局所麻酔剤をPEG造設部位に局注し(Figure 4-a),メスを用いて約1cm程度の十分な皮膚切開を加え,鉗子を用いて皮下組織を剝離する.そこにシース付き穿刺針を用いて胃内に穿刺し,シースより胃内に挿入したループワイヤーを内視鏡下にスネアで把持した後,口腔外に引き出す(Figure 4-b,e).胃瘻カテーテルとループワイヤーを連結させ(Figure 4-c),腹壁切開部のループワイヤーを徐々に引き出し,胃瘻カテーテルの内部ストッパーが口腔内,食道を経由して胃内に留置される(Figure 4-d,f).穿刺時に出血がみられた場合や出血リスクの高い症例に関しては,ガーゼや付属のスペーサーを創部と外部ストッパーの間に挟み込み,創部圧迫を図る(Figure 4-d).創部圧迫を行った場合は瘻孔部の阻血を回避するため,翌日には圧迫を解除する.

Figure 4 

Safety PEG Kitを用いたPull法によるPEG造設.

a:造設部位への局所麻酔.

b:穿刺針のシースにループワイヤーを挿入.

c:胃瘻カテーテルとループワイヤーを連結.

d:外部ストッパーを固定.

e:ループワイヤーをスネアで把持.

f:内部ストッパーの位置確認.

e.Introducer法による造設手技

局所麻酔剤を局注後,胃壁固定具を用いて2カ所胃壁固定を行う(Figure 5-a,d).皮膚切開後,トロカール針を胃内に挿入する(Figure 5-b,e).その際に胃壁固定糸を引っ張り上げる(カウンタートラクションをかける)とスムーズな穿刺が可能となる.トロカール内針を抜去後,残った外筒シースに胃瘻カテーテルを挿入し,内部固定バルーンに注水する.外筒シースをピールアウェイし,胃瘻カテーテルの外部ストッパー位置を調整する(Figure 5-c,f).

Figure 5 

イントリーフPEGキットを用いたIntroducer法によるPEG造設.

a:胃壁固定具の穿刺.

b:トロカール針の穿刺.

c:胃瘻カテーテルの固定.

d:胃壁固定具の穿刺(胃内).

e:トロカール針の穿刺(胃内).

f:胃瘻カテーテルの固定(胃内).

Ⅵ 鎮静薬,鎮痛薬使用時の注意点

PEG造設は長時間の内視鏡検査を伴うことや,チューブ留置の過程から患者側に苦痛を強いる処置といえ,その苦痛とストレスを緩和する目的で鎮痛薬,鎮静薬を使用することは有用である 11.その一方で,PEG造設が望まれる症例は高齢者が多く,しばしば神経疾患,誤嚥性肺炎を含む慢性呼吸器疾患,循環器疾患を合併しており,偶発症の観点からこれらの薬剤を使用すべきか判断に悩むケースが存在する.そのため,鎮静薬使用については,臓器への負担や内服薬剤との相互作用などを考慮し,個々のケースにおいて使用が適切か熟慮の上施行する必要がある.PEG造設時の薬剤使用時の注意点を以下にまとめる.
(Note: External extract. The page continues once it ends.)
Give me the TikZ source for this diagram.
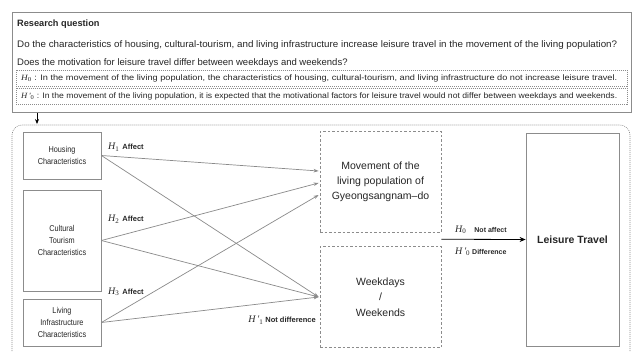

① 内視鏡施行中の心肺イベントが致死的偶発症として最も重要であることが示されており 12,処置の際は末梢ルートの確保を行った上で,心電図,パルスオキシメーター,血圧計を装着し,継時的にモニタリングを行う.

② 鎮静薬,鎮痛薬使用時に循環障害や低酸素血症が出現する可能性があるため,酸素投与や救急カートはすぐに使用できるように準備しておく.酸素投与法に関しては,筋萎縮性側索硬化症患者や呼吸不全合併筋ジストロフィー患者に対してNPPV(non-invasive positive pressure ventilation:非侵襲的陽圧換気)を併用することで安全にPEG造設が可能であったとする報告 13),14があり,患者の呼吸機能や病態に応じてあらかじめどのような酸素投与方法が適切か判断しておくことが重要である.特に重篤な神経疾患や呼吸器疾患を持つ患者の場合は,当該疾患の専門医の立ち会いを依頼し,同席の上処置を行うことが望ましい.
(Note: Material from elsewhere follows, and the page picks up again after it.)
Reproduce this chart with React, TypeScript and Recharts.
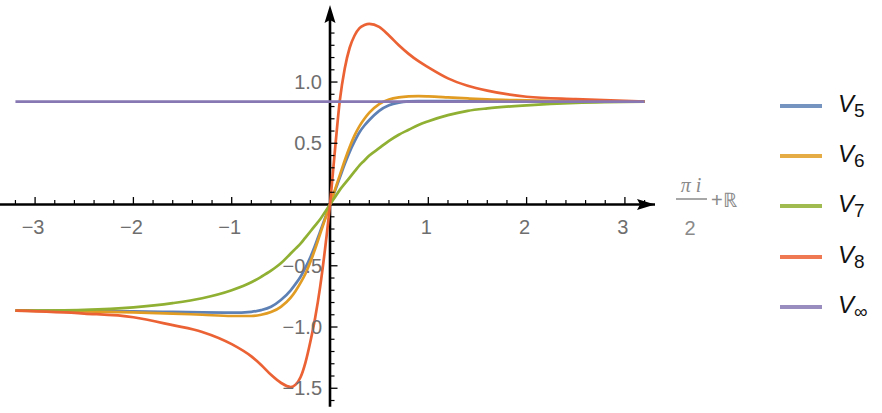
import React from 'react';
import { LineChart, Line, XAxis, YAxis, ReferenceLine, ReferenceDot } from 'recharts';

// sample positions along the real part
const xs = [
  -3.2, -2.5, -2.0, -1.6, -1.3, -1.0, -0.8, -0.7, -0.6, -0.5, -0.4, -0.35, -0.3, -0.25, -0.2, -0.15, -0.1, -0.05,
  0, 0.05, 0.1, 0.15, 0.2, 0.25, 0.3, 0.35, 0.4, 0.5, 0.6, 0.7, 0.8, 0.9, 1.0, 1.2, 1.4, 1.6, 2.0, 2.5, 3.2,
];

const v5 = [
  -0.867, -0.869, -0.872, -0.877, -0.881, -0.883, -0.876, -0.862, -0.835, -0.78, -0.7, -0.648, -0.59, -0.515, -0.43, -0.33, -0.22, -0.11,
  0, 0.11, 0.22, 0.33, 0.43, 0.515, 0.59, 0.645, 0.69, 0.765, 0.81, 0.832, 0.842, 0.845, 0.845, 0.844, 0.843, 0.842, 0.84, 0.84, 0.84,
];

const v6 = [
  -0.867, -0.872, -0.88, -0.89, -0.9, -0.91, -0.91, -0.9, -0.878, -0.835, -0.76, -0.705, -0.64, -0.565, -0.47, -0.36, -0.24, -0.12,
  0, 0.12, 0.24, 0.36, 0.47, 0.565, 0.64, 0.7, 0.75, 0.82, 0.857, 0.875, 0.883, 0.885, 0.883, 0.875, 0.866, 0.858, 0.85, 0.843, 0.84,
];

const v7 = [
  -0.867, -0.86, -0.84, -0.805, -0.765, -0.7, -0.635, -0.59, -0.54, -0.48, -0.4, -0.36, -0.32, -0.27, -0.22, -0.17, -0.12, -0.06,
  0, 0.06, 0.12, 0.17, 0.22, 0.27, 0.32, 0.36, 0.4, 0.46, 0.52, 0.57, 0.61, 0.65, 0.68, 0.73, 0.765, 0.785, 0.81, 0.83, 0.84,
];

const v8 = [
  -0.867, -0.89, -0.92, -0.985, -1.04, -1.14, -1.24, -1.31, -1.39, -1.455, -1.49, -1.47, -1.41, -1.29, -1.12, -0.92, -0.67, -0.36,
  0, 0.44, 0.85, 1.11, 1.28, 1.38, 1.44, 1.465, 1.475, 1.45, 1.38, 1.3, 1.23, 1.17, 1.12, 1.03, 0.97, 0.93, 0.88, 0.86, 0.84,
];

const vInf = [
  0.84, 0.84, 0.84, 0.84, 0.84, 0.84, 0.84, 0.84, 0.84, 0.84, 0.84, 0.84, 0.84, 0.84, 0.84, 0.84, 0.84, 0.84,
  0.84, 0.84, 0.84, 0.84, 0.84, 0.84, 0.84, 0.84, 0.84, 0.84, 0.84, 0.84, 0.84, 0.84, 0.84, 0.84, 0.84, 0.84, 0.84, 0.84, 0.84,
];

const xTicks = [-3, -2, -1, 1, 2, 3];
const xTickLabels = ['−3', '−2', '−1', '1', '2', '3'];
const yTicks = [-1.5, -1, -0.5, 0.5, 1];
const yTickLabels = ['−1.5', '−1.0', '−0.5', '0.5', '1.0'];

const series = [
  { key: 'v5', sub: '5', color: '#5e81b5' },
  { key: 'v6', sub: '6', color: '#e19c24' },
  { key: 'v7', sub: '7', color: '#8fb032' },
  { key: 'v8', sub: '8', color: '#eb6235' },
  { key: 'vInf', sub: '∞', color: '#8778b3' },
];

const data = xs.map((x, i) => ({ x, v5: v5[i], v6: v6[i], v7: v7[i], v8: v8[i], vInf: vInf[i] }));

// minor ticks every 0.2 on x, every 0.1 on y
const xMinor: number[] = [];
for (let k = -16; k <= 16; k++) if (k % 5 !== 0) xMinor.push(k / 5);
const yMinor: number[] = [];
for (let k = -16; k <= 14; k++) if (k % 5 !== 0) yMinor.push(k / 10);

const labelFont = '"Liberation Sans", Arial, sans-serif';
const grey = '#6e6e6e';
const axisLabelGrey = '#8a8a8a';

export default function App() {
  return (
    <div style={{ position: 'absolute', left: 0, top: 0, width: 882, height: 413, background: '#fff' }}>
      <LineChart width={882} height={413} data={data} margin={{ top: 5, right: 227, bottom: 0, left: 0 }}>
        <XAxis type="number" dataKey="x" domain={[-3.357, 3.306]} hide allowDataOverflow />
        <YAxis type="number" domain={[-1.702, 1.629]} hide allowDataOverflow />

        <ReferenceLine y={0} stroke="#000" strokeWidth={2.6} />
        <ReferenceLine segment={[{ x: 0, y: -1.65 }, { x: 0, y: 1.55 }]} stroke="#000" strokeWidth={2.6} />

        {xMinor.map((t) => (
          <ReferenceDot key={'xm' + t} x={t} y={0} shape={(p: any) => (
            <line x1={p.cx} y1={p.cy} x2={p.cx} y2={p.cy - 4.5} stroke="#000" strokeWidth={1.2} />
          )} />
        ))}
        {yMinor.map((t) => (
          <ReferenceDot key={'ym' + t} x={0} y={t} shape={(p: any) => (
            <line x1={p.cx} y1={p.cy} x2={p.cx + 4.5} y2={p.cy} stroke="#000" strokeWidth={1.2} />
          )} />
        ))}
        {xTicks.map((t, i) => (
          <ReferenceDot key={'xt' + t} x={t} y={0} shape={(p: any) => (
            <g>
              <line x1={p.cx} y1={p.cy} x2={p.cx} y2={p.cy - 7.5} stroke="#000" strokeWidth={1.3} />
              <text x={p.cx - 2} y={p.cy + 29.5} textAnchor="middle" fontFamily={labelFont} fontSize={20} fill={grey}>
                {xTickLabels[i]}
              </text>
            </g>
          )} />
        ))}
        {yTicks.map((t, i) => (
          <ReferenceDot key={'yt' + t} x={0} y={t} shape={(p: any) => (
            <g>
              <line x1={p.cx} y1={p.cy} x2={p.cx + 7.5} y2={p.cy} stroke="#000" strokeWidth={1.3} />
              <text x={p.cx - 8} y={p.cy + 7.2} textAnchor="end" fontFamily={labelFont} fontSize={20} fill={grey}>
                {yTickLabels[i]}
              </text>
            </g>
          )} />
        ))}

        {series.map((s) => (
          <Line
            key={s.key}
            type="monotone"
            dataKey={s.key}
            stroke={s.color}
            strokeWidth={2.7}
            dot={false}
            activeDot={false}
            isAnimationActive={false}
          />
        ))}

        {/* arrow heads */}
        <ReferenceDot x={3.306} y={0} shape={(p: any) => (
          <path d={`M${p.cx},${p.cy} L${p.cx - 18},${p.cy - 5.5} L${p.cx - 15},${p.cy} L${p.cx - 18},${p.cy + 5.5} Z`} fill="#000" />
        )} />
        <ReferenceDot x={0} y={1.629} shape={(p: any) => (
          <path d={`M${p.cx},${p.cy} L${p.cx - 5.5},${p.cy + 18} L${p.cx},${p.cy + 15} L${p.cx + 5.5},${p.cy + 18} Z`} fill="#000" />
        )} />
      </LineChart>

      {/* axis label: (pi i)/2 + R */}
      <svg width={100} height={70} style={{ position: 'absolute', left: 660, top: 170 }}>
        <text x={31} y={22} textAnchor="middle" fontFamily='"Liberation Serif", serif' fontStyle="italic" fontSize={20} fill={axisLabelGrey}>
          π i
        </text>
        <line x1={16} y1={29} x2={47} y2={29} stroke={axisLabelGrey} strokeWidth={1.5} />
        <text x={30} y={65} textAnchor="middle" fontFamily={labelFont} fontSize={20} fill={axisLabelGrey}>2</text>
        <text x={51} y={37} fontFamily={labelFont} fontSize={20} fill={axisLabelGrey}>+ℝ</text>
      </svg>

      {/* legend */}
      {series.map((s, i) => (
        <div key={s.key} style={{ position: 'absolute', left: 780, top: 106 + i * 50.2 - 12, height: 24, display: 'flex', alignItems: 'center' }}>
          <div style={{ width: 42, height: 4, background: s.color, opacity: 0.85 }} />
          <div style={{ marginLeft: 16, fontFamily: labelFont, color: '#111', whiteSpace: 'nowrap' }}>
            <span style={{ fontStyle: 'italic', fontSize: 24 }}>V</span>
            <sub style={{ fontSize: 19, verticalAlign: -5 }}>{s.sub}</sub>
          </div>
        </div>
      ))}
    </div>
  );
}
③ 鎮静薬,鎮痛薬の選択については,投与時のミスを予防するため施設によって使い慣れた薬剤を使用するのが良いと思われるが,薬剤毎の特性を理解しておくことは重要である.本邦では経口的な内視鏡治療にベンゾジアゼピン系薬剤が広く使用されている.ミダゾラムはジアゼパムと比較し,半減期が短い,血管炎減少,健忘が少ないなどの利点はあるが 15,ベンゾジアゼピン系薬剤の特徴として呼吸抑制が用量依存性に生じやすいため注意が必要である.また,呼吸抑制はオピオイド系鎮痛薬と相互的,相乗的に作用するため,癌性疼痛でこれらの薬剤を使用している患者は低用量で使用する.覚醒の早さを期待して,90歳以上の高齢者や慢性呼吸不全の患者に対してPEG造設時にプロポフォールを少量ボーラス投与する有用性,安全性を示した報告 16),17や,重症筋無力症患者の内視鏡治療時に,筋弛緩作用を有しないデクスメデトミジンを使用することで良好な鎮静下に処置を行えたとする報告 18もあり,各患者の病態に応じた薬剤の選択,使用が望ましい.Table 2に各鎮静薬,鎮痛薬の特徴と注意点についてまとめた.

Table 2 

PEG時に使用される鎮静薬,鎮痛薬の特徴と注意点 11

④ 治療後は患者の意識レベル,呼吸動態,酸素飽和度,循環動態,活動状態(運動機能)を評価した上で,病棟への帰室を判断すべきである 11.当院ではAldreteスコア 19を用いて退出可能か医師,看護師それぞれで評価を行い,評価内容を診療録に記録するようにしている.また帰室可能と判断した場合であっても,ベンゾジアゼピン拮抗薬としてフルマゼニルを使用した場合は,帰室先で再鎮静が生じることがある.担当スタッフにその可能性について必ず伝え,帰室後もしばらくモニタリングを継続する.

Ⅶ おわりに

PEGは内視鏡検査が可能な一般医療機関で広く施行されている手技である.その一方でPEGの対象となりうる高齢人口の増加,抗血栓薬治療の拡がりなどの影響で,偶発症リスクの高い症例が増加していくことが予想される.そのような患者にひとたび出血,腹膜炎,ショックといった偶発症が生じた場合,致死的経過をたどる可能性があること 20に対して細心の注意を払う必要がある.PEGの適応を考える場合は,患者の全身状態,基礎疾患などを基に適切な造設方法,周術期管理を総合的に判断することが重要である.